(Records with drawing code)
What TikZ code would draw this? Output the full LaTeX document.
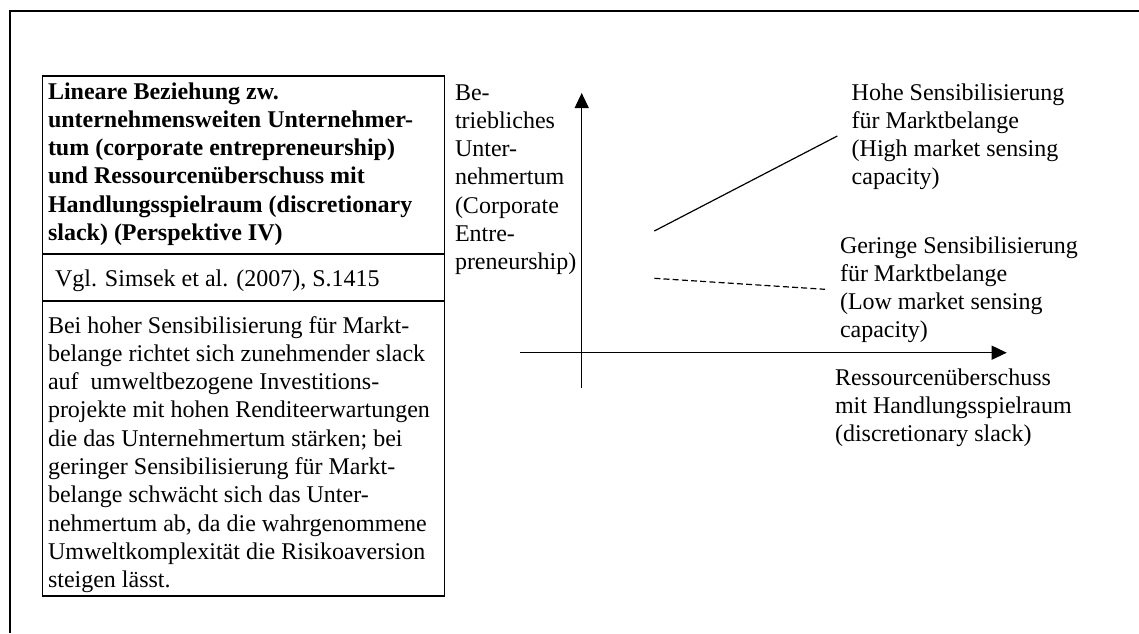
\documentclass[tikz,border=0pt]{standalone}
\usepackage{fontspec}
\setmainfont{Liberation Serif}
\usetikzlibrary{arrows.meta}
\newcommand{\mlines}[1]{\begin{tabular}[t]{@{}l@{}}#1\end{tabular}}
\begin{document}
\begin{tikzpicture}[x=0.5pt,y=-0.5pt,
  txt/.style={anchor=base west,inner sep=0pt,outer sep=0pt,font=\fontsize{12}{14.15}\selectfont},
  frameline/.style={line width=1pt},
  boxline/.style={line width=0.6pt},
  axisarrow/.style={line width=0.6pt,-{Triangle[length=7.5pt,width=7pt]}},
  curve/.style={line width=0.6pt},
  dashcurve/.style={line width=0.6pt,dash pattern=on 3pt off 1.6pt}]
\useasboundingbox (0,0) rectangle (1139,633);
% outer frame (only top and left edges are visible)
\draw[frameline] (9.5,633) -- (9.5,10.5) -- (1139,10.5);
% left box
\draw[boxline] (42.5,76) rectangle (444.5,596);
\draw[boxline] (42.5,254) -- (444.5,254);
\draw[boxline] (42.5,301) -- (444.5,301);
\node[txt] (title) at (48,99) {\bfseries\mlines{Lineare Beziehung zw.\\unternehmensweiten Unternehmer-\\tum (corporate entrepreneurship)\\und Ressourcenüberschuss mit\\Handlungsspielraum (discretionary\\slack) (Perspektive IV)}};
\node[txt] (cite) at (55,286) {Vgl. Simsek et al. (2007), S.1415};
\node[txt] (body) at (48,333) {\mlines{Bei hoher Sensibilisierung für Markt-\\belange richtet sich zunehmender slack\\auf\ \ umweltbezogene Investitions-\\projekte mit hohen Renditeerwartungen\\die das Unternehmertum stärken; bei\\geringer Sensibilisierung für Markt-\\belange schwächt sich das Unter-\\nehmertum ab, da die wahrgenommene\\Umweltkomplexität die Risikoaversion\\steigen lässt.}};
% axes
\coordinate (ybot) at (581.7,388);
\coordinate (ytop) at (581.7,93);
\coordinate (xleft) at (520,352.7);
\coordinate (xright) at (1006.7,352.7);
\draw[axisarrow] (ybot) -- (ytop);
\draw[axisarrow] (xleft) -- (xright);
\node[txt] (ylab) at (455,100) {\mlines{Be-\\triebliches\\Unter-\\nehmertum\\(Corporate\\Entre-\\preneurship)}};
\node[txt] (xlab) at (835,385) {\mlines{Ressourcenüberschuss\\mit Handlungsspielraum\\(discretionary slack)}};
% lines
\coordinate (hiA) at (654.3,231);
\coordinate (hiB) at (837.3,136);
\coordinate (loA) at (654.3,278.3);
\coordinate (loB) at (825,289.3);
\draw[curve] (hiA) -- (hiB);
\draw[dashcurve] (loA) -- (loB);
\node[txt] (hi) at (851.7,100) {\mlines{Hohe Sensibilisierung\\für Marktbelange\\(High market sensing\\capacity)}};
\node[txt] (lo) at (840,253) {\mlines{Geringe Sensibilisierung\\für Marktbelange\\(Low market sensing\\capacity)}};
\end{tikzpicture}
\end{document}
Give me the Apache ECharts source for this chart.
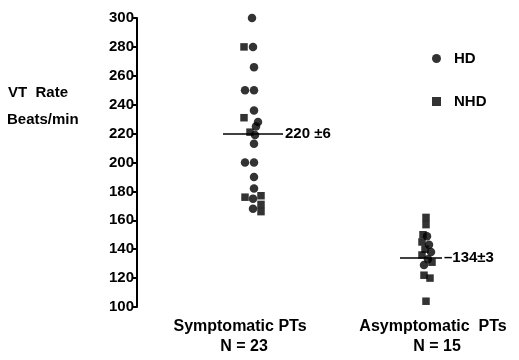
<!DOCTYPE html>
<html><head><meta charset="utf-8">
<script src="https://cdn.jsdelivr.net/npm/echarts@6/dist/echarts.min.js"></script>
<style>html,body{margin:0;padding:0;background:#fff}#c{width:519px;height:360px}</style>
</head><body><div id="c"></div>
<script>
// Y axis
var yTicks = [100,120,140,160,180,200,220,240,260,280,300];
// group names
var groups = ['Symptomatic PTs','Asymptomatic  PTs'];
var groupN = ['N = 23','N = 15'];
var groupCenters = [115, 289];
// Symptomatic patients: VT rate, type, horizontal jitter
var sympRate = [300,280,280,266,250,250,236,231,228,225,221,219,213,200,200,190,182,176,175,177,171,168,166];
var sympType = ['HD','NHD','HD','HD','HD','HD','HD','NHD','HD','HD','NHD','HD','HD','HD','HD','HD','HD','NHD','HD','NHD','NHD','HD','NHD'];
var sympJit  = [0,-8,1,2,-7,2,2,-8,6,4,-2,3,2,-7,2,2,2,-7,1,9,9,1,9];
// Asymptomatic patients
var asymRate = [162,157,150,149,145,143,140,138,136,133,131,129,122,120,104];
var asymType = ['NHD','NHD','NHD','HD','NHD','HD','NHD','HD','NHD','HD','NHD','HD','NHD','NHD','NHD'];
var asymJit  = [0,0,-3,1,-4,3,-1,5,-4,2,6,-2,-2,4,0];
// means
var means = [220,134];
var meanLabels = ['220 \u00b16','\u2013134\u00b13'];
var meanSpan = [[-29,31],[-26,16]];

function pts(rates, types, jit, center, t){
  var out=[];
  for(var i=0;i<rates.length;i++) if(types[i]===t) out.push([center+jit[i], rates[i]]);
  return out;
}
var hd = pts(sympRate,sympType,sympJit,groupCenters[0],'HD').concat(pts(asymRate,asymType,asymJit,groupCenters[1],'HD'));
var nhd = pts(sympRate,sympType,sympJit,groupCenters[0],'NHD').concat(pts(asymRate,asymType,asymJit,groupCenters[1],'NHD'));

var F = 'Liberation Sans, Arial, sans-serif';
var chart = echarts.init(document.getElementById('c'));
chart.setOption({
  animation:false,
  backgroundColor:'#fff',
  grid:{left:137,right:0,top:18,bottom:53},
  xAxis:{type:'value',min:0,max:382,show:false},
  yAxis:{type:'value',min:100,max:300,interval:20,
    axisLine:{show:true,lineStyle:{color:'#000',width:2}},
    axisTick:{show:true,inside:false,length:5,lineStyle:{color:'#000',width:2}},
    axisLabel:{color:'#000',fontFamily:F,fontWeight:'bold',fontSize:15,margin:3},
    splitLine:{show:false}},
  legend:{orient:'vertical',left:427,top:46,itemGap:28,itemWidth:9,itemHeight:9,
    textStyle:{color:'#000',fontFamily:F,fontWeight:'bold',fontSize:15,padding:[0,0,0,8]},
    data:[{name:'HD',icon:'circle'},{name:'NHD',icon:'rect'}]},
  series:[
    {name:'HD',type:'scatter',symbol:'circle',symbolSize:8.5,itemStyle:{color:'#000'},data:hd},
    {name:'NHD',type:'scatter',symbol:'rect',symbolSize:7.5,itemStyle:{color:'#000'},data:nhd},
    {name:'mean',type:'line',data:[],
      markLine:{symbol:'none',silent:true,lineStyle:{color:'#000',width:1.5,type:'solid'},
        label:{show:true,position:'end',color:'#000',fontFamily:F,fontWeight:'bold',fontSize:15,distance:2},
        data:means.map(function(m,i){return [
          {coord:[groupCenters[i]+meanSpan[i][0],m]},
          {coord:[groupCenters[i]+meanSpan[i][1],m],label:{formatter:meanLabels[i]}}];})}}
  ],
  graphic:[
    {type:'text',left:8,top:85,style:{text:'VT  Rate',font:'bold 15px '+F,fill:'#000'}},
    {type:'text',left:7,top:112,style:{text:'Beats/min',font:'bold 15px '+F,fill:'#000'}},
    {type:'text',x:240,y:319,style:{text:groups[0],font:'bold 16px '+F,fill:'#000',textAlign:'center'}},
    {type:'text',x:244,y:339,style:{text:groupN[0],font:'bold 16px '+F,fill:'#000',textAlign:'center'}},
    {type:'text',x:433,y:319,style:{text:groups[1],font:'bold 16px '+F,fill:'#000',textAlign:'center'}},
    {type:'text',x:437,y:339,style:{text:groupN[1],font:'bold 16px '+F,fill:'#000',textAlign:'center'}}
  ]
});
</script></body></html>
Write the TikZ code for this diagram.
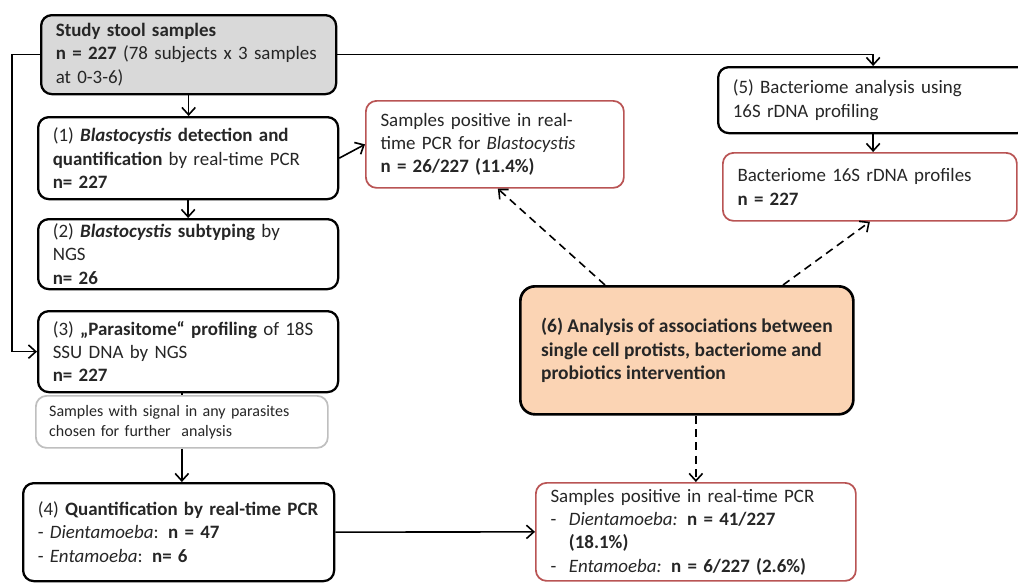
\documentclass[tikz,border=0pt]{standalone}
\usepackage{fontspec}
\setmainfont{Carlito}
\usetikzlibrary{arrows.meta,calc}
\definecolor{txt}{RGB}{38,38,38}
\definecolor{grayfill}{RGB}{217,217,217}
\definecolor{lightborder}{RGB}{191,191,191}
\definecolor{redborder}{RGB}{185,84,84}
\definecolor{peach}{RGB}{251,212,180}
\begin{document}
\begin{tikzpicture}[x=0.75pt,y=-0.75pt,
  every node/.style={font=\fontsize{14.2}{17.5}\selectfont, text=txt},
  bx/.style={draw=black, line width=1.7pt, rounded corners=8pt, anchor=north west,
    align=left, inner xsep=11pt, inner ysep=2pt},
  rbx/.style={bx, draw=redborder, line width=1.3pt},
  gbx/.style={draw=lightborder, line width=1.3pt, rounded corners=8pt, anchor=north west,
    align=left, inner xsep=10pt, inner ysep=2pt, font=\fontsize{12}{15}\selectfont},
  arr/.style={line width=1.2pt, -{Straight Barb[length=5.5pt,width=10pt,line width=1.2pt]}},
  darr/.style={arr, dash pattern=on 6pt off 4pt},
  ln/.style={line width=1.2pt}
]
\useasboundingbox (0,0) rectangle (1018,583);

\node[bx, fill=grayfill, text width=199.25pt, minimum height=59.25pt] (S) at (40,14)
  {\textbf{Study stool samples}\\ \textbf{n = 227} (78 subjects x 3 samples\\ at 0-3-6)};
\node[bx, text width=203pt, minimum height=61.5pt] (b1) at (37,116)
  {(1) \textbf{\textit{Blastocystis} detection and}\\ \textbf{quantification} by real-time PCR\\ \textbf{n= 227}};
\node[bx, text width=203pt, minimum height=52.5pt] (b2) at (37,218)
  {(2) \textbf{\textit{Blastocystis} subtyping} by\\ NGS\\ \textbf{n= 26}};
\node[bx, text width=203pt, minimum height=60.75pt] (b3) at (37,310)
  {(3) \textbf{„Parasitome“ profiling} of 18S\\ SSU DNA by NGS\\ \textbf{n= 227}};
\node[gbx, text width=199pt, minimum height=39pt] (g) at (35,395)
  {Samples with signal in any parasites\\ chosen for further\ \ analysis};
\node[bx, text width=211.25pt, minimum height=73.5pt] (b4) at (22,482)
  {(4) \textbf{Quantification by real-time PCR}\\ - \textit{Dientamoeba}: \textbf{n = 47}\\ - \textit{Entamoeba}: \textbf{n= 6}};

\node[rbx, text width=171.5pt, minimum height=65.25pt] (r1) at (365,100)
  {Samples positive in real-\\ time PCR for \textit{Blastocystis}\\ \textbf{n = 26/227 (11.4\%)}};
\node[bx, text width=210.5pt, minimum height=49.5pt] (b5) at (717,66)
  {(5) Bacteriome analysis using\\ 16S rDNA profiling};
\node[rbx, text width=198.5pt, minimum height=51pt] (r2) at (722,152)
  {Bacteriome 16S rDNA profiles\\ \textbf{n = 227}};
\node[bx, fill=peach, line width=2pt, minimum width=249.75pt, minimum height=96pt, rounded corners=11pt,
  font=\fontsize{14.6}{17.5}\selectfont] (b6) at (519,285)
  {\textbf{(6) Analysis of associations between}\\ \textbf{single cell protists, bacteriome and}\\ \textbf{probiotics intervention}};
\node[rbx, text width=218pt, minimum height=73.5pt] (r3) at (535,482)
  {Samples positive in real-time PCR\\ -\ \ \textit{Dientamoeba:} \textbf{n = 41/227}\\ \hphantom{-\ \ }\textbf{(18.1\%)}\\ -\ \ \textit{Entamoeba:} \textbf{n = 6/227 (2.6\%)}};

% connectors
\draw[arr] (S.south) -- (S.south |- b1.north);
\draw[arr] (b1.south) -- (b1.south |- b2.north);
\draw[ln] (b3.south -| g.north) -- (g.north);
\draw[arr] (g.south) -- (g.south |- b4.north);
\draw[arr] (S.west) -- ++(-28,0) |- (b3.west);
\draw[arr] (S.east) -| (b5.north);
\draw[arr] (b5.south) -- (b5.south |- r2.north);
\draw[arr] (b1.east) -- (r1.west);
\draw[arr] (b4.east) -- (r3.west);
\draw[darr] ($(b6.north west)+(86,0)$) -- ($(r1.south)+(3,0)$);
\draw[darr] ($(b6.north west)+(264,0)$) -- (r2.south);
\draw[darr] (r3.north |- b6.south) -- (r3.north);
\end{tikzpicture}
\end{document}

→ WHAT YOU SHOULD DO
Please quote only the span of lines whose first line contains "Give me the" and whose last line contains "var meanSpan = [[-29,31],[-26,16]];", leaving every picture out.

→ EXERCISE RESPONSE
Give me the Apache ECharts source for this chart.
<!DOCTYPE html>
<html><head><meta charset="utf-8">
<script src="https://cdn.jsdelivr.net/npm/echarts@6/dist/echarts.min.js"></script>
<style>html,body{margin:0;padding:0;background:#fff}#c{width:519px;height:360px}</style>
</head><body><div id="c"></div>
<script>
// Y axis
var yTicks = [100,120,140,160,180,200,220,240,260,280,300];
// group names
var groups = ['Symptomatic PTs','Asymptomatic  PTs'];
var groupN = ['N = 23','N = 15'];
var groupCenters = [115, 289];
// Symptomatic patients: VT rate, type, horizontal jitter
var sympRate = [300,280,280,266,250,250,236,231,228,225,221,219,213,200,200,190,182,176,175,177,171,168,166];
var sympType = ['HD','NHD','HD','HD','HD','HD','HD','NHD','HD','HD','NHD','HD','HD','HD','HD','HD','HD','NHD','HD','NHD','NHD','HD','NHD'];
var sympJit  = [0,-8,1,2,-7,2,2,-8,6,4,-2,3,2,-7,2,2,2,-7,1,9,9,1,9];
// Asymptomatic patients
var asymRate = [162,157,150,149,145,143,140,138,136,133,131,129,122,120,104];
var asymType = ['NHD','NHD','NHD','HD','NHD','HD','NHD','HD','NHD','HD','NHD','HD','NHD','NHD','NHD'];
var asymJit  = [0,0,-3,1,-4,3,-1,5,-4,2,6,-2,-2,4,0];
// means
var means = [220,134];
var meanLabels = ['220 \u00b16','\u2013134\u00b13'];
var meanSpan = [[-29,31],[-26,16]];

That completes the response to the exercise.